What Grandma Did In The War
May 14, 2012 7:28 AM   Subscribe

During WWII, nearly 6 million women joined the workforce. Metafilter's talked about "Rosie the Riveters" previously, but we've never heard from these women in their own words.
posted by ChuraChura (9 comments total) 7 users marked this as a favorite
During WWII, of Boeing's 50,000 workers in Seattle, 50% were women & 10% of those were African-American women. Here's what one "Rosie" had to say: "I started in the Boeing toolroom. The head superintendent said that he’d never heard of such a thing as putting women in factories, and it was certainly not going to work. He said, 'The happiest day of my life will be when Boeing decides that can’t use these women, and I can be there personally to kick them out the door.' That was the way we started out." —Inez Sauer
posted by treasure at 7:52 AM on May 14, 2012

The Library of Congress' Veterans History Project does something similar. They not only preserve records and interviews of actual veterans/soldiers, but also of civilians like "Rosie" and others. This link shows 129 results for female civilians active during WWII that now have a digitized archive for public consumption.
posted by aheckler at 7:56 AM on May 14, 2012 [2 favorites]

My maternal grandmother was one. Apparently, one advantage compared to schoolteaching at the time was that she no longer had to hide her marital status, and California was closer to my Grandfather's initial deployment in Alaska. We have telegraphs of them planning to meet up in Seattle to make the most of precious leave.
posted by CBrachyrhynchos at 8:07 AM on May 14, 2012 [1 favorite]

Tried to watch one of the videos. Took too long to load.
posted by uraniumwilly at 8:12 AM on May 14, 2012

I watched a few videos and they loaded right away (although that's a really long title card shot).
posted by Slack-a-gogo at 9:59 AM on May 14, 2012

There's a burger place near my home that's in the old Ford plant near the Richmond, California Shipyards that was converted during WWII to the war effort. Some of the tables have industry papers from WWII that have advice columns telling supervisors how best to manage women in their factories, and the pluses and minuses of how women work. Very upfront in a way you don't see these days, now that we're disinclined to make such gross generalizations.

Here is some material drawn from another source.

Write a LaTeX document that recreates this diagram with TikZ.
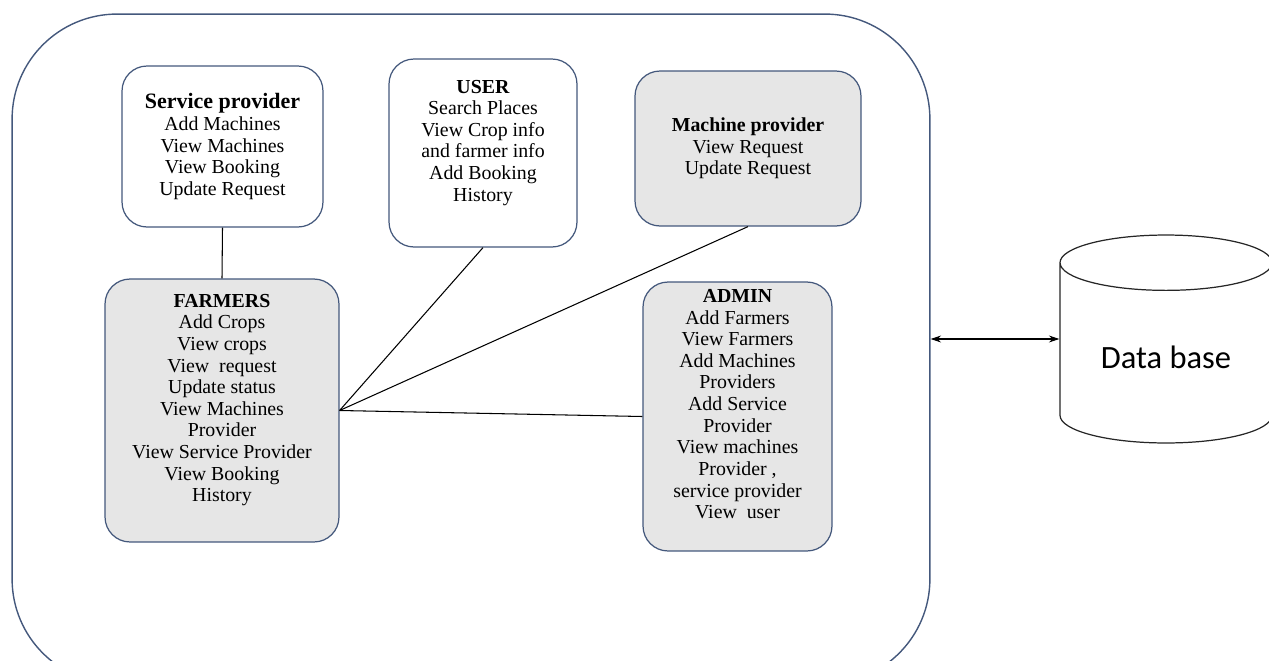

I just Googled to find any references to those columns, and found insteadthis YouTube video, which I can't listen to right now but looks like more of the same.
posted by small_ruminant at 11:27 AM on May 14, 2012

(All you Bay Areans: Rosie the Riveter dance coming up at the Richmond Shipyards/Craneway Pavilion this Memorial Day weekend.)

The park next to my place is the Rosie the Riveter park, and they often have posters up describing what it was like for the women and the infrastructure. One interesting part was the no nonsense education women received about birth control and other health things.

Also, the women in charge of the female workers' health, Hannah Peters, who deserves a front page post of her own, kept a lot of notes. One of the things she noticed was that women were just out of shape, so she made up a bunch of calisthenics that involved things like climbing up and down the ladders up the sides of the ships that women had to be okay at before they were put to work.

It was interesting to me because I'd always heard that everyone back then was in better shape than now, but it sounds like that isn't necessarily true.
posted by small_ruminant at 11:44 AM on May 14, 2012

I read oral histories of women workers from WWII as an undergrad in 1989. Sherna Berger Gluck's Rosie the Riveter, Revisited covers this same territory.

I don't see any references to Gluck's work on the site, but I think it could be very interesting to compare them. Gluck's work had a feminist perspective and the Real Rosie the Riveter Project seems (if "Related Resources" are indicative) to be more closely tied to socialist/leftist work.
posted by Mad_Carew at 1:35 PM on May 14, 2012

We have telegraphs of them planning to meet up in Seattle to make the most of precious leave.

CBrachyrhynchos, I now have a happy mental image of a 90yo woman who spent A LOT of time in Seattle during her early married years, and couldn't describe a single location in it outside of the hotel near the bus station.

Sorry for that image. But your family's existence depended up on it!